STATED TASK – Write out all entries word for word.

## BEGIN ITEMS

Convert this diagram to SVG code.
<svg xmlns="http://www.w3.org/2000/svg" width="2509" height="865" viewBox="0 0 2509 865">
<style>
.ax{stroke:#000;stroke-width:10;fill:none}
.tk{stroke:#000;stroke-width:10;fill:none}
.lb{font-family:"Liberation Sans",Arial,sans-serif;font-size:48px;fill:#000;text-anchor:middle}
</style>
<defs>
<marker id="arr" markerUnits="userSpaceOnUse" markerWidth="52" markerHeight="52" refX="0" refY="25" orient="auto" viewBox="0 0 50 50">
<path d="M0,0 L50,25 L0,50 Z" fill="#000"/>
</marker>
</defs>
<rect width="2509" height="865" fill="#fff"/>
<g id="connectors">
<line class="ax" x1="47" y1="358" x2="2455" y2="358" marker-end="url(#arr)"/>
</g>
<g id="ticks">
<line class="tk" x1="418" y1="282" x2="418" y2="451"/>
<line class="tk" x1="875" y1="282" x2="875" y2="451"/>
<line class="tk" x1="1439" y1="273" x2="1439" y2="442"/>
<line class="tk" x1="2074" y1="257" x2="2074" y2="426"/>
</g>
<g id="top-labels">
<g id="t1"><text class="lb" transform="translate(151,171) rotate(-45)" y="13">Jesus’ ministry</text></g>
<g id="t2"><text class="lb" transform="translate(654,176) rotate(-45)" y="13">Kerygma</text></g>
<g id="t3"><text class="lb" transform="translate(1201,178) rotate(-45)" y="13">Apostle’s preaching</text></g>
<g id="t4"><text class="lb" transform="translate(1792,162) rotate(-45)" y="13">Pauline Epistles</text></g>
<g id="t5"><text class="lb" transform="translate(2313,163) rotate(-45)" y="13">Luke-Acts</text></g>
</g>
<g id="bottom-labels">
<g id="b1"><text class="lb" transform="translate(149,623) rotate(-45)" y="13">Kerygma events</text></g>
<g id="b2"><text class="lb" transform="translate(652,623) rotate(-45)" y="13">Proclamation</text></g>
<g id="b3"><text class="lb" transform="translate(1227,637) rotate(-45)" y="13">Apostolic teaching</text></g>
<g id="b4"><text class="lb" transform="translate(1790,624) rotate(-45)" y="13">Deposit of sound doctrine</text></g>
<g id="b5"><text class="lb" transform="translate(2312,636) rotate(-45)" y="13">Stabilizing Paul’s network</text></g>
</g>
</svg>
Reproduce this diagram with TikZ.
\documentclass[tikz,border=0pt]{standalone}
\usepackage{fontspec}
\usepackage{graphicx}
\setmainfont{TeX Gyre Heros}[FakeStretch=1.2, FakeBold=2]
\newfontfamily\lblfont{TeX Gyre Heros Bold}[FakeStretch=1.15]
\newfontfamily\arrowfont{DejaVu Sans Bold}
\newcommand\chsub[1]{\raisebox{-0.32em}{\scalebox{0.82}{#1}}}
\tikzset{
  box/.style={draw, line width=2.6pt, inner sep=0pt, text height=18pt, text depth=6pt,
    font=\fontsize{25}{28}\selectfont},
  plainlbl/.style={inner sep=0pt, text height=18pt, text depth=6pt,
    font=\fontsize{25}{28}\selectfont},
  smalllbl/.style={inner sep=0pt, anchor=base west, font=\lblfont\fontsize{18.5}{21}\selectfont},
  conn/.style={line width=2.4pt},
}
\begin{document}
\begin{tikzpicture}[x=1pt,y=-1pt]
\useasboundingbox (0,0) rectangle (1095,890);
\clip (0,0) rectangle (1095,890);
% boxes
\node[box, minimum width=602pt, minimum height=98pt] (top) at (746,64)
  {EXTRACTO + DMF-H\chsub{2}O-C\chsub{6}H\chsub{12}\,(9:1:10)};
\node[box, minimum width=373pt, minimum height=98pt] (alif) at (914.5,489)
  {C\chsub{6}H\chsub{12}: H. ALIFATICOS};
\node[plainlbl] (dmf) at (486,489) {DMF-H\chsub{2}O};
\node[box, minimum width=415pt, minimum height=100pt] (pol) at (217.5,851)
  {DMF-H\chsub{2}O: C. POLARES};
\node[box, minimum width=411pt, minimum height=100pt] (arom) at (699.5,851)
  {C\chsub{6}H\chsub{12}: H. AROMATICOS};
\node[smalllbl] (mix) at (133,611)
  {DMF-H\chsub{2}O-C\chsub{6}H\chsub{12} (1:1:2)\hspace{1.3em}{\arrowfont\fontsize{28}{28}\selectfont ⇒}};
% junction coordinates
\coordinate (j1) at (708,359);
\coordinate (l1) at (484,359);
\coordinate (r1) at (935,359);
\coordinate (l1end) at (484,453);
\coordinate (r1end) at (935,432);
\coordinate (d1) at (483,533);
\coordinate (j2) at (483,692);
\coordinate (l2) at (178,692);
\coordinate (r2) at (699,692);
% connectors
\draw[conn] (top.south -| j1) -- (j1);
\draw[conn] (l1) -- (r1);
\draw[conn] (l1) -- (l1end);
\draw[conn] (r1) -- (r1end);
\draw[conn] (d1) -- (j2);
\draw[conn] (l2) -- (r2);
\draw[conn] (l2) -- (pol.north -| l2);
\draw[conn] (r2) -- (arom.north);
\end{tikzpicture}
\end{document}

## END ITEMS

TASK OUTPUT –
Convert this diagram to SVG code.
<svg xmlns="http://www.w3.org/2000/svg" width="2509" height="865" viewBox="0 0 2509 865">
<style>
.ax{stroke:#000;stroke-width:10;fill:none}
.tk{stroke:#000;stroke-width:10;fill:none}
.lb{font-family:"Liberation Sans",Arial,sans-serif;font-size:48px;fill:#000;text-anchor:middle}
</style>
<defs>
<marker id="arr" markerUnits="userSpaceOnUse" markerWidth="52" markerHeight="52" refX="0" refY="25" orient="auto" viewBox="0 0 50 50">
<path d="M0,0 L50,25 L0,50 Z" fill="#000"/>
</marker>
</defs>
<rect width="2509" height="865" fill="#fff"/>
<g id="connectors">
<line class="ax" x1="47" y1="358" x2="2455" y2="358" marker-end="url(#arr)"/>
</g>
<g id="ticks">
<line class="tk" x1="418" y1="282" x2="418" y2="451"/>
<line class="tk" x1="875" y1="282" x2="875" y2="451"/>
<line class="tk" x1="1439" y1="273" x2="1439" y2="442"/>
<line class="tk" x1="2074" y1="257" x2="2074" y2="426"/>
</g>
<g id="top-labels">
<g id="t1"><text class="lb" transform="translate(151,171) rotate(-45)" y="13">Jesus’ ministry</text></g>
<g id="t2"><text class="lb" transform="translate(654,176) rotate(-45)" y="13">Kerygma</text></g>
<g id="t3"><text class="lb" transform="translate(1201,178) rotate(-45)" y="13">Apostle’s preaching</text></g>
<g id="t4"><text class="lb" transform="translate(1792,162) rotate(-45)" y="13">Pauline Epistles</text></g>
<g id="t5"><text class="lb" transform="translate(2313,163) rotate(-45)" y="13">Luke-Acts</text></g>
</g>
<g id="bottom-labels">
<g id="b1"><text class="lb" transform="translate(149,623) rotate(-45)" y="13">Kerygma events</text></g>
<g id="b2"><text class="lb" transform="translate(652,623) rotate(-45)" y="13">Proclamation</text></g>
<g id="b3"><text class="lb" transform="translate(1227,637) rotate(-45)" y="13">Apostolic teaching</text></g>
<g id="b4"><text class="lb" transform="translate(1790,624) rotate(-45)" y="13">Deposit of sound doctrine</text></g>
<g id="b5"><text class="lb" transform="translate(2312,636) rotate(-45)" y="13">Stabilizing Paul’s network</text></g>
</g>
</svg>
Reproduce this diagram with TikZ.
\documentclass[tikz,border=0pt]{standalone}
\usepackage{fontspec}
\usepackage{graphicx}
\setmainfont{TeX Gyre Heros}[FakeStretch=1.2, FakeBold=2]
\newfontfamily\lblfont{TeX Gyre Heros Bold}[FakeStretch=1.15]
\newfontfamily\arrowfont{DejaVu Sans Bold}
\newcommand\chsub[1]{\raisebox{-0.32em}{\scalebox{0.82}{#1}}}
\tikzset{
  box/.style={draw, line width=2.6pt, inner sep=0pt, text height=18pt, text depth=6pt,
    font=\fontsize{25}{28}\selectfont},
  plainlbl/.style={inner sep=0pt, text height=18pt, text depth=6pt,
    font=\fontsize{25}{28}\selectfont},
  smalllbl/.style={inner sep=0pt, anchor=base west, font=\lblfont\fontsize{18.5}{21}\selectfont},
  conn/.style={line width=2.4pt},
}
\begin{document}
\begin{tikzpicture}[x=1pt,y=-1pt]
\useasboundingbox (0,0) rectangle (1095,890);
\clip (0,0) rectangle (1095,890);
% boxes
\node[box, minimum width=602pt, minimum height=98pt] (top) at (746,64)
  {EXTRACTO + DMF-H\chsub{2}O-C\chsub{6}H\chsub{12}\,(9:1:10)};
\node[box, minimum width=373pt, minimum height=98pt] (alif) at (914.5,489)
  {C\chsub{6}H\chsub{12}: H. ALIFATICOS};
\node[plainlbl] (dmf) at (486,489) {DMF-H\chsub{2}O};
\node[box, minimum width=415pt, minimum height=100pt] (pol) at (217.5,851)
  {DMF-H\chsub{2}O: C. POLARES};
\node[box, minimum width=411pt, minimum height=100pt] (arom) at (699.5,851)
  {C\chsub{6}H\chsub{12}: H. AROMATICOS};
\node[smalllbl] (mix) at (133,611)
  {DMF-H\chsub{2}O-C\chsub{6}H\chsub{12} (1:1:2)\hspace{1.3em}{\arrowfont\fontsize{28}{28}\selectfont ⇒}};
% junction coordinates
\coordinate (j1) at (708,359);
\coordinate (l1) at (484,359);
\coordinate (r1) at (935,359);
\coordinate (l1end) at (484,453);
\coordinate (r1end) at (935,432);
\coordinate (d1) at (483,533);
\coordinate (j2) at (483,692);
\coordinate (l2) at (178,692);
\coordinate (r2) at (699,692);
% connectors
\draw[conn] (top.south -| j1) -- (j1);
\draw[conn] (l1) -- (r1);
\draw[conn] (l1) -- (l1end);
\draw[conn] (r1) -- (r1end);
\draw[conn] (d1) -- (j2);
\draw[conn] (l2) -- (r2);
\draw[conn] (l2) -- (pol.north -| l2);
\draw[conn] (r2) -- (arom.north);
\end{tikzpicture}
\end{document}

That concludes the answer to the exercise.